Model defaults for openers:

  • seedance_2_0 — default. Text→video with end_image + a dedicated image role for an independent identity reference, strong identity preservation, max 1080p, genre control. Pick this when:

    • The narrator is visible only partially or not at all in the destination frame and you need a separate headshot reference to lock identity (the destination is hands-on-keyboard, a side-angle, an over-the-shoulder shot).
    • The effect leans on natural human body motion — settling into a chair, breath, micro-gestures, weight, fabric/hair physics. Seedance 2.0 was purpose-built for human body realism.
    • The narrator-as-subject flag would otherwise apply.
  • kling3_0 — viable alternative for kinetic openers. Released Feb 2026. Use when all of the following are true:

    1. The narrator's face is clearly resolved in the end_image (Kling 3.0 on Higgsfield only exposes start_image/end_image roles — no dedicated identity-image role, so the destination frame must carry identity on its own).
    2. The Tier 1 effect is kinetic / action-heavy: drop-into-place, camera push-through, smash-through, FPV door entry, crash zoom. Kling 3.0's strength is kinetic motion realism and physical momentum.
    3. You want the 4K resolution bump — set params.mode: "4k".

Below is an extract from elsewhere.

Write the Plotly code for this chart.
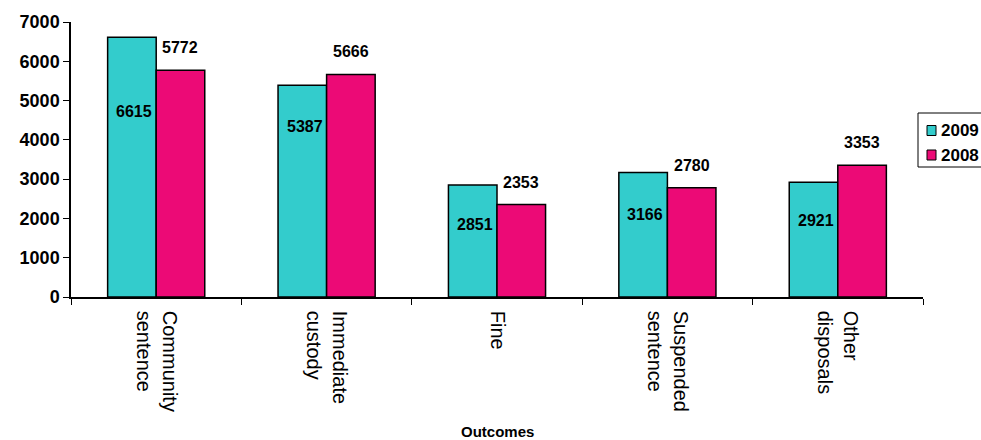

    Skip Kling 3.0 for Tier 2 / subtle openers and for openers where the destination is a side-angle or an off-axis shot of the narrator.

  • Avoid kling_2_6 and earlier — they expose only start_image, no end_image, so they can't land the seam at all.

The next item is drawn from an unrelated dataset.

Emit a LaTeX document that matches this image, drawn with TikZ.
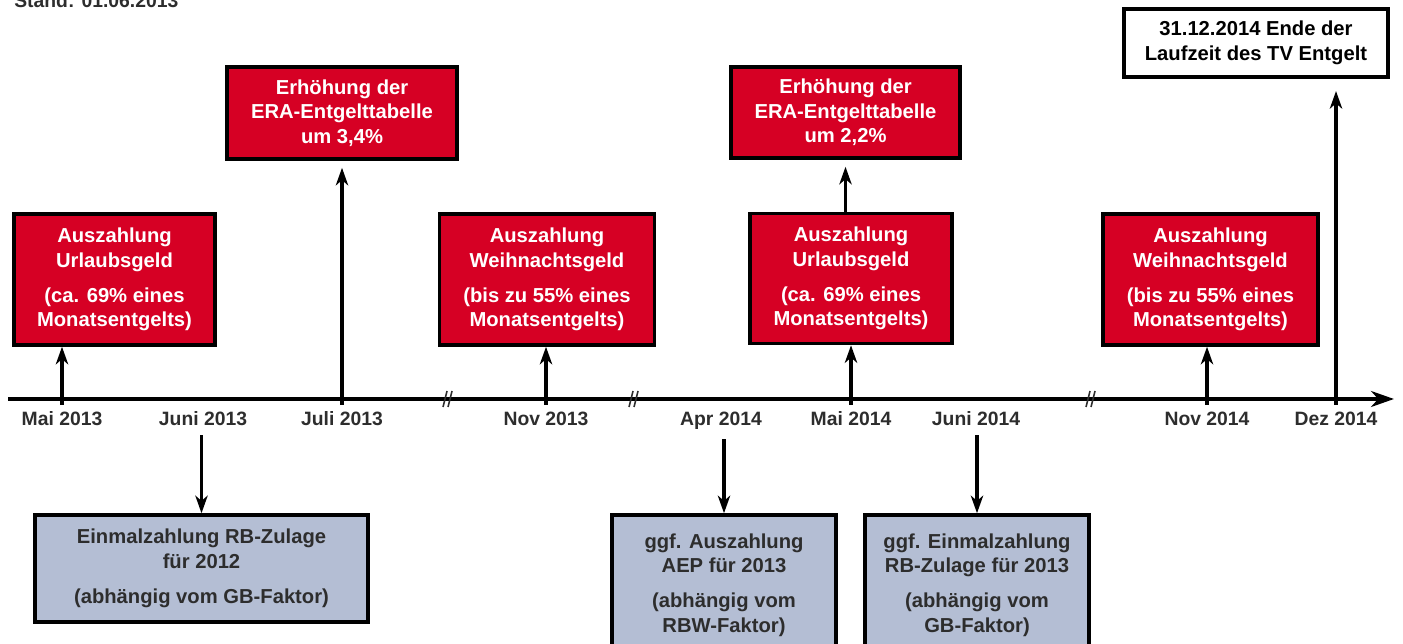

  • Avoid wan_2_6 — no end_image support.

  • wan_2_7 has end_image but no identity-image role and weaker identity preservation than Seedance 2.0. Only consider it if you specifically need its audio reference role.

  • Avoid marketing_studio_video — caps at 720p, designed for product ads, not openers.

Duration: 8s default. Server clamps to nearest allowed value per model.

Style Reminders

  • Always live-action. Every clip must look like footage from a real motion picture — no animation, CGI, cartoon, illustration, 3D render, motion graphics, or video-game look, ever.
  • Real actors, real props, real locations. Real physical lighting.
  • Motion throughout. The final pose should match end_image, but the clip does not need to be "motionless" before that. The end_image parameter drives identity preservation by giving the AI a target to land on; that's what locks the pose. It does NOT mean the subject should be frozen throughout the clip. Do NOT write prompts that demand the subject be "motionless throughout" or "still for the last 2 seconds" — that produces dead, boring clips. Write prompts where the subject has natural micro-movement (forming, settling, breathing, slight head shifts, hands moving into position) all the way through, with the final frame arriving at the destination pose.
  • Seam invisibility is rarely achievable anyway. If the user's recorded talking-head footage is at a different framing than end_image (e.g., end_image is a cropped frame to remove an IP-flagged background element, but the actual recording is uncropped), the cut from AI clip → live footage will have a visible frame-size pop regardless of how still the AI clip's last frame is. In that case, "stillness in the final beat" earns nothing — the cut will be visible no matter what. Lean into motion across the whole clip.
  • Zero text on screen — no captions, no labels, no subtitles.
  • 0–3s setup, 3–6s transformation, 6–7s settling, 7–8s steady on the destination pose.
  • Maximum 3–4 visual elements.
  • Lighting in the final beat should approximate the recorded talking-head's lighting; this minimizes color/exposure pop at the seam.

Failure Modes

  • No pending state, --continue passed: tell the user to run without --continue first to brainstorm and pick an effect.
  • Pending state exists, no --continue, no --reset: ask whether to resume or discard.
  • Higgsfield job fails: surface the error message verbatim, offer to retry with a simplified prompt.
  • Screenshot upload fails: surface the error, ask the user to verify the file path and re-point you at the screenshot (same-session) or re-invoke with --continue (cross-session).
  • Download fails: keep the Higgsfield URL visible and let the user retry the download manually.
  • History file unreadable / malformed JSON: tell the user, but proceed with empty history (don't block brainstorming).